Question

if the class marks of a continuous frequency distribution are 12 ,14,16,18....................then find the class interval corresponding to the class marks 16 and 22?

Answer 1

Answer:

it is correxct

Step-by-step explanation:

class interval of class mark 16=15-17

class interval of class mark 22=21-23

Answer 2

Given: If the class marks of a continuous frequency distribution are 12 ,14,16,18..

To find: The class interval corresponding to the class marks 16 and 22.

Solution: The class interval corresponding to the class marks 16 and 22 is 15-17 and 21-23, respectively.

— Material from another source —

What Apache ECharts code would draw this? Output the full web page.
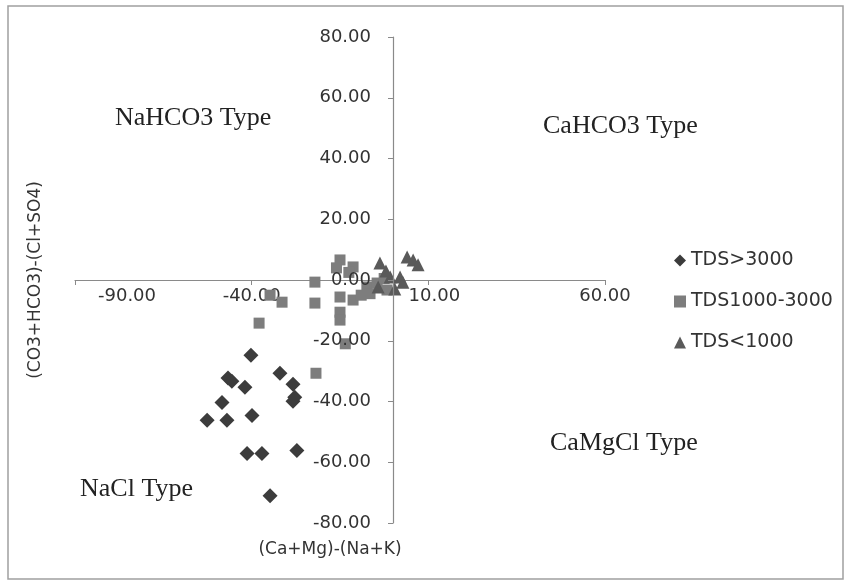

As evident from the frequency distribution, the consecutive frequencies differ by 2. Now, when we need to find the interval of a particular frequency value, first, the difference (which is 2) is divided by 2. Then, the quotient is added and subtracted from the frequency value to find the upper and lower limit of the interval, respectively.

So, the difference divided by 2 is

$\frac{2}{2} = 1$

Now, for the classmark 16, the upper and lower limit is

$16 + 1 = 17$

$16 - 1 = 15$

Thus, the class interval for 16 is [15-17]. Similarly, the class interval for 22 is found.

$22 + 1 = 23$

$22 - 1 = 21$

Thus, the class interval for 22 is [21-23].

Therefore, the class interval corresponding to the class marks 16 and 22 is 15-17 and 21-23, respectively.